1.4.16

Ninguém mente

Chvrches, “Lies”, in https://www.youtube.com/watch?v=81RqEnvczV8
Ninguém tem a mentira na ponta da língua. Nem o suficiente travão na língua que impeça a mentira. Somos todos inocentes no restolho da inverdade. E ingénuos, também.
Às vezes, é melhor que o sol tenha uma peneira a ocultá-lo. Pois o sol pode deixar à mostra as verdades pungentes, as que custam a digerir, as que têm difícil convivência. De caminho, é-nos dado a saber, ou pelo menos a desconfiar, que o encobrimento da verdade é matéria pródiga entre os cidadãos (já para não entrar na discussão ontológica acerca da verdade). Em assim sendo, às vezes (também) há quem pergunte se a mentira não é preferível à verdade, pois se toda a gente anda a semear inverdades, atirando-as para cima dos outros, não vem mal ao mundo se o método passar de boca em boca até ficar enraizado como uso adquirido.

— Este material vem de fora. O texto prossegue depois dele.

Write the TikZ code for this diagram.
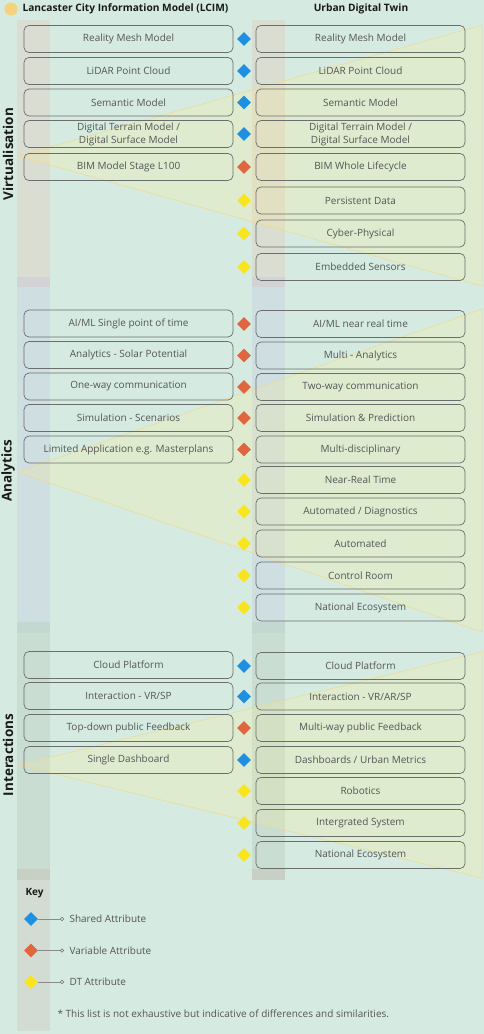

A páginas tantas, de tanto os mitómanos acreditarem nas patranhas que pespegam, a fronteira entre a verdade e a mentira perde nitidez. (Outra vez: descontando a possível fluidez da verdade como matéria suscetível de balizamento subjetivo: tudo depende das lentes que decantam os factos que se apresentam ao altar da verdade.) Como proclama o provérbio, de tanto se contar uma mentira ela transforma-se em verdade.
Os hermeneutas da mentira escalpelizam o fenómeno: há mentiras e mentiras. Obedecem a uma ordem de grau – de intensidade e de gravidade, atestadas as suas consequências. As pequenas mentiras, argumentam, são do foro da inocência; delas não vem mal ao mundo nem à consciência de quem as pratica. Há as mentiras de média gravidade, as que adulteram o cenário onde outras pessoas se movem, as que podem incomodar o sono do mitómano seu fautor. E há as grandes mentiras, as que têm equivalência a grandes abalos telúricos, como se reivindicassem os métodos do revisionismo estalinista. Ou, num quase grau zero da mentira, o silêncio que, por o ser, é ocultação de uma verdade; as mentiras por inércia. No rescaldo das palavras que se dizem, quantas mentiras ficam reservadas ao íntimo do seu autor? Quantas são as mentiras que nunca chegam ao pergaminho de mentira por os outros não descobrirem a patranha?
Num palco assim configurado, o dia das mentiras, o dia em que as pessoas se aldrabam umas às outras em jogo lúdico, devia perder lugar nas celebrações informais que ganharam direito a calendário. Talvez fosse mais congruente tornar o primeiro de abril o dia das verdades.